News at a glance

27th June 2014 at 01:00

Commissioner's findings made public

Summaries of eight of the first 10 college interventions carried out by the FE commissioner have been published by the Department for Business, Innovation and Skills. Dr David Collins' comments focus mostly on finance, governance and teaching quality, but several express concerns over leadership and management. Two reports - on Lesoco in south-east London and the City of Liverpool College - call for a change in management style. Other recommendations include replacing half the governing body at Barnfield College in Luton and hiring a "peer mentor" at Weymouth College to help with financial issues.

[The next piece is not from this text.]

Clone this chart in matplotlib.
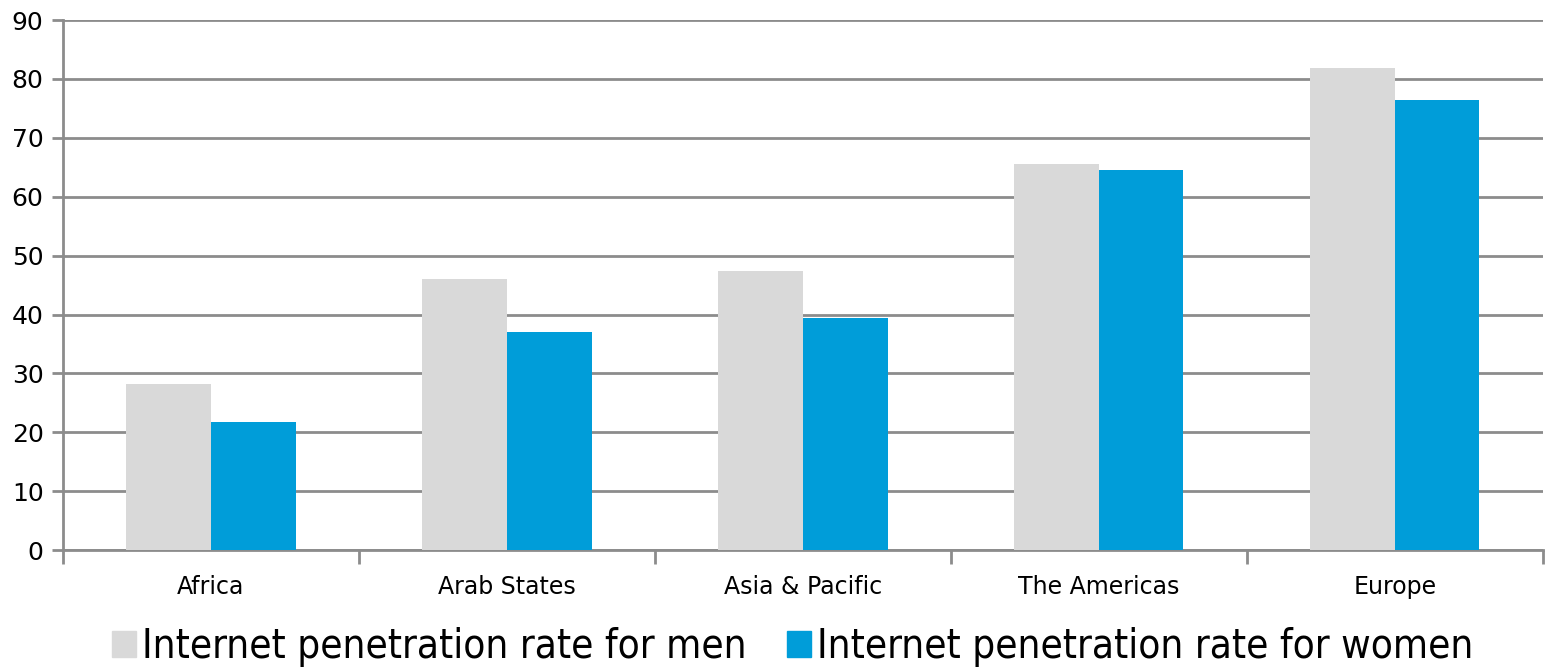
import matplotlib
matplotlib.use("Agg")
import matplotlib.pyplot as plt
from matplotlib.patches import Patch
from matplotlib.font_manager import FontProperties
import numpy as np

regions = ["Africa", "Arab States", "Asia & Pacific", "The Americas", "Europe"]
men = [28.2, 46.0, 47.4, 65.5, 81.8]
women = [21.7, 37.0, 39.4, 64.5, 76.4]
series_labels = ["Internet penetration rate for men", "Internet penetration rate for women"]
yticks = [0, 10, 20, 30, 40, 50, 60, 70, 80, 90]

men_color = "#d9d9d9"
women_color = "#009dd9"
grid_color = "#8c8c8c"

plt.rcParams["font.family"] = ["DejaVu Sans"]

fig = plt.figure(figsize=(15.48, 6.70), dpi=100)
ax = fig.add_axes([0.0407, 0.179, 0.956, 0.791])

x = np.arange(len(regions))
bw = 1 / 3.5
ax.bar(x - bw / 2, men, width=bw, color=men_color, zorder=3, linewidth=0)
ax.bar(x + bw / 2, women, width=bw, color=women_color, zorder=3, linewidth=0)

ax.set_xlim(-0.5, len(regions) - 0.5)
ax.set_ylim(0, 90)
ax.set_yticks(yticks)
ax.set_yticklabels([str(v) for v in yticks], fontsize=18)
ax.yaxis.grid(True, color=grid_color, linewidth=2, zorder=0)
ax.set_axisbelow(True)

# category labels centered, tick marks at category boundaries
ax.set_xticks(x)
ax.set_xticklabels(regions, fontsize=17)
ax.tick_params(axis="x", length=0, pad=18)
ax.set_xticks(np.arange(-0.5, len(regions) + 0.5, 1), minor=True)
ax.tick_params(axis="x", which="minor", length=10, width=2, color=grid_color)
ax.tick_params(axis="y", length=8, width=2, color=grid_color, pad=6)

for side in ["top", "right"]:
    ax.spines[side].set_visible(False)
for side in ["left", "bottom"]:
    ax.spines[side].set_color(grid_color)
    ax.spines[side].set_linewidth(2)

legend_font = FontProperties(family="DejaVu Sans", stretch="condensed", size=29)
handles = [Patch(color=men_color), Patch(color=women_color)]
fig.legend(handles, series_labels, loc="lower center", bbox_to_anchor=(0.512, -0.05),
           ncol=2, frameon=False, prop=legend_font, handlelength=0.6, handleheight=0.6,
           handletextpad=0.15, columnspacing=1.0)

fig.savefig("out.png", dpi=100)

Give vocational learners tools for business, peer says

College students on vocational courses should not only be taught the skills of a trade but also how to run and manage a business in that profession, a new report says. Enterprise for All, by Lord Young of Graffham, warns that while colleges' focus on professional trades and vocational careers makes them "fertile ground" for self-employment and entrepreneurship, there is too little emphasis on students working for themselves. The report recommends that all level 3 vocational courses include a module on how to establish a business as a core component.

Cross-party consensus on skills manifesto

Politicians from the three main political parties have endorsed the manifesto of adult education body Niace. As reported in TES ("Let's make history, demands Niace", Further, 13 June), the organisation has called for a major independent review of the UK's long-term skills needs to address significant shortages. At a conference to mark Adult Learners' Week earlier this month, politicians from the Conservative, Labour and Liberal Democrat parties all agreed on the need for a skills-led recovery and that changes to the system and pattern of funding were necessary to make this happen.

Have your say on traineeship funding

The government is holding a consultation on whether to alter the funding arrangements for its flagship traineeship programme. Traineeships are currently funded using the same arrangements as further education. But the government is proposing to instead pay providers on the basis of trainees' progression to apprenticeships, jobs or further learning. It argues that the changes, which would take effect at the start of the 2015-16 academic year, would encourage better results and lead to a more "consistent experience" for 16- to 24-year-olds on the programme.

Clegg makes `cradle to college' spending promise

Liberal Democrat leader Nick Clegg has pledged to protect education spending "from cradle to college" if his party wins the next general election. The deputy prime minister said he would extend the protection currently given to 5-16 education funding to include 16- to 19-year-olds. The announcement was welcomed by the Association of Colleges, which called on Labour and the Conservatives to follow suit. The 157 Group of colleges also backed the move and claimed that the current ring-fencing of school budgets had left FE colleges bearing the brunt of austerity measures in education.